В исходе пятого Александр Васильич, добросовестно исполнявший свое дежурство, услыхал сперва стук подъехавшего экипажа у ворот, а потом шорох веревки, протянутой к колокольчику в кухне. Он разбудил горничную и выслал ее узнать, в чем дело, так как Прозоровы занимали весь дом и, следовательно, звонить могли исключительно к ним. Оказалось, что приехал Любимов. Он сидел где-то в гостях и, только что перед тем вернувшись домой, узнал, что за ним присылали. Евгений Петрович был значительно выпивши, и потому Светлов, вышедший к доктору на крыльцо, уговорил его не входить в комнаты, разбудил Ельникова и выслал к нему.
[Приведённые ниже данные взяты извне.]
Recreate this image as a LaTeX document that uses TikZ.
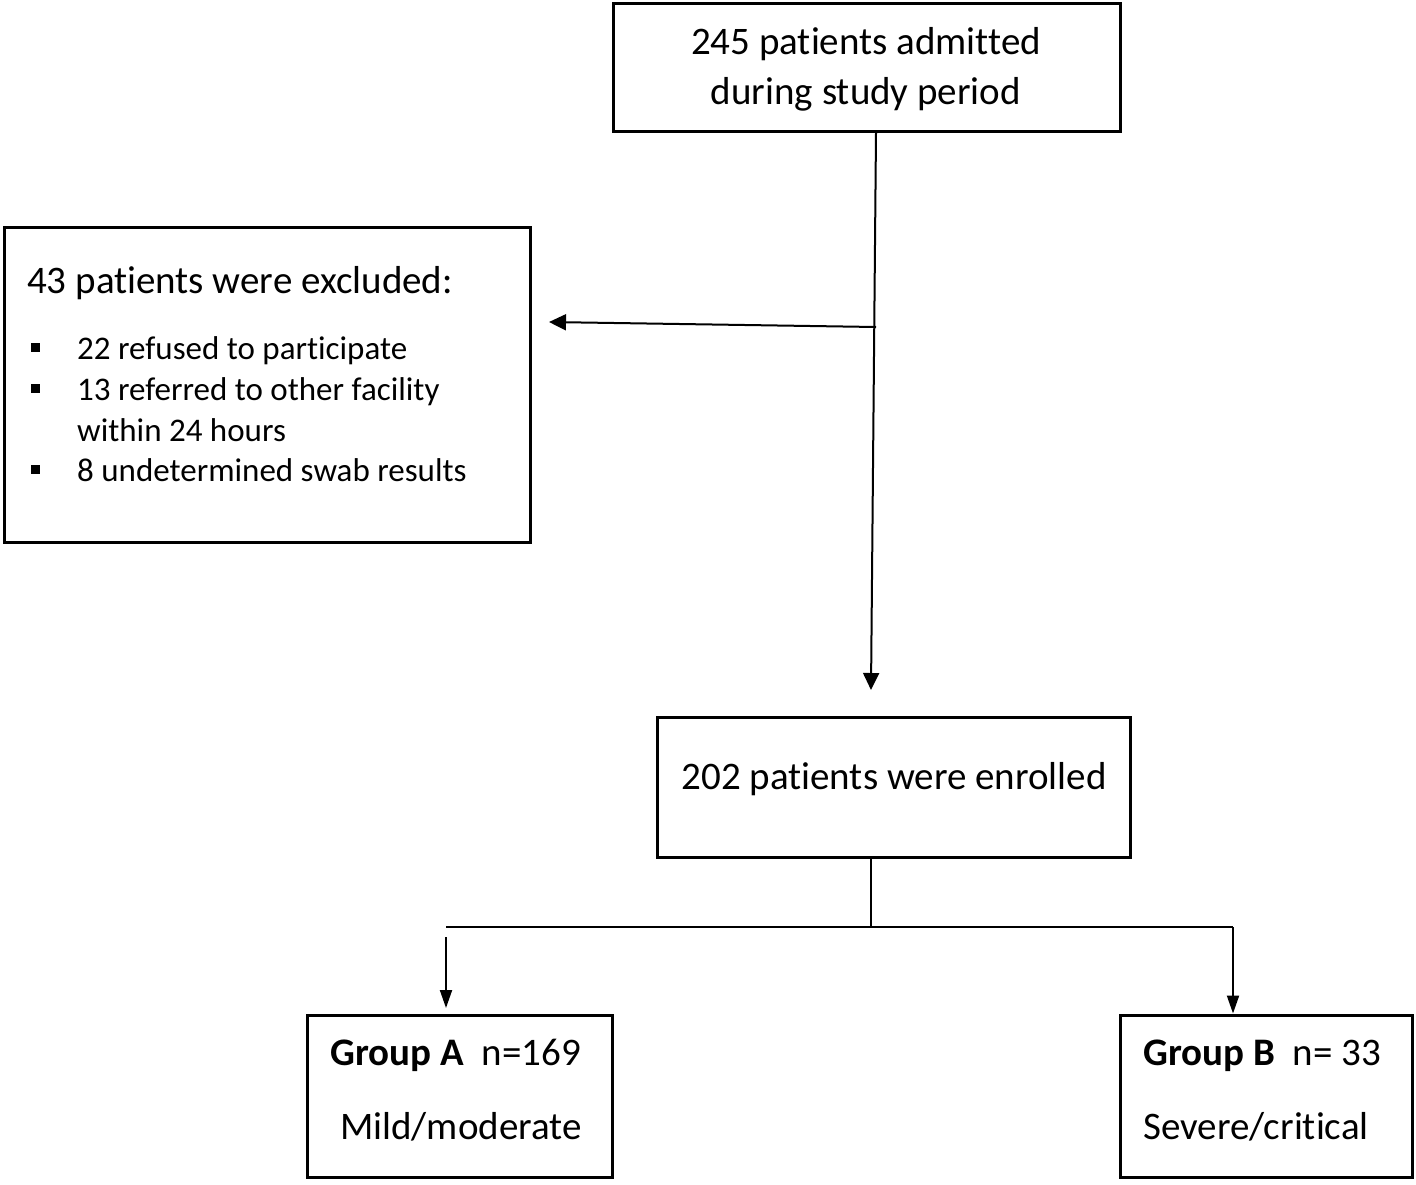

Между докторами-товарищами произошел, хотя и короткий, но к концу довольно крупный разговор. Светлов слышал из передней, когда входил обратно Анемподист Михайлыч, как Любимов, спускаясь с крыльца, проговорил себе под нос:

— Чучело лечит, — вот потеха-то!

— Что у тебя с ним вышло? — спросил Александр Васильич у Ельникова, запирая за ним дверь на крючок.

— Дышло! — закашлявшись, проговорил доктор и сердито плюнул.

Минуты через две он уже снова сидел в кресле напротив больной, но не дремал, а следил за ходом ее болезни…

Прошло одиннадцать суток. Это были дни самой тяжелой неизвестности относительно положения Лизаветы Михайловны. Болезнь ее, по-видимому, не делала ни одного шага к благополучному исходу. Все это время больная ни на минуту не приходила в сознание, постоянно бредила и волновалась. Днем еще — ничего, но к вечеру и, в особенности, ночью припадки упорно возобновлялись, хотя и с меньшей против первого дня силой; не то наступало такое изнеможение, что на больную смотреть было страшно. Никогда еще Ельников не относился так недоверчиво к своим знаниям, как в эти одиннадцать томительных суток. Анемподист Михайлыч заезжал к Прозоровым раза два-три в день и, кроме того, ночевал у них каждую ночь, с напряженным вниманием наблюдая больную иногда по часу времени и больше. Дома он пользовался всякой свободной минутой, забирался в угол на диван и лихорадочно просматривал различные медицинские сочинения на немецком языке, которыми постоянно снабжал его один польский врач изгнанник, получавший в Ушаковске все, что выходило нового в Европе по части медицины. Подчас, во время этих занятий, Ельников либо нетерпеливо взъерошивал себе волосы, либо выразительно обругивался. Его обычная суровость как бы удвоилась; он стал очень неразговорчив и даже на расспросы Светлова о положении больной угрюмо и коротко отвечал: «Ничего, брат, не могу пока сказать — сам видишь». Александр Васильич действительно видел не раз, украдкой следя за товарищем, как тот, стоя у постели Лизаветы Михайловны, сомнительно покачивал головой. «Жизнь ее висит на волоске», — думалось тогда Светлову, и сердце у него болезненно сжималось. Он тоже проводил все это время у Прозоровых, почти безвыходно; дома его видели раза четыре — не больше, и то на несколько минут. Все необходимое доставлял ему оттуда Владимирко, являвшийся аккуратно через день. И это было очень кстати: дети Лизаветы Михайловны сильно скучали, особенно Сашенька, которая под конец захворала и сама от огорчения. Владимирко, до тех пор державшийся развязно только с Гришей, теперь подружился и с девочками, в особенности с младшей.

— Вы чего плачете? Я, брат, раз сам так хворал, что у меня вот какая мордочка сделалась! — рассмешил он однажды всех, желая утешить Сашеньку и курьезно прижав ладони к щекам, чтоб показать ей наглядно, какая у него «мордочка сделалась».

Ирина Васильевна сперва было очень недоброжедательно встретила излишнюю озабоченность в старшем сыне относительно болезни Лизаветы Михайловны.

— Уж не на добро, отец, завел наш Санька эти уроки, — вот помяни мое слово! — несколько раз, с различными изменениями, повторяла она мужу. — Что ж такое, что хворает сильно? — не родня ведь она ему. Стыд какой! у молодой дамы ночует…

Но на седьмой день, когда старушка, взглянув на Александра Васильича, забежавшего перед обедом на минуту домой, увидела, что он значительно похудел, — ее любвеобильное сердце не выдержало и, так сказать, очнулось.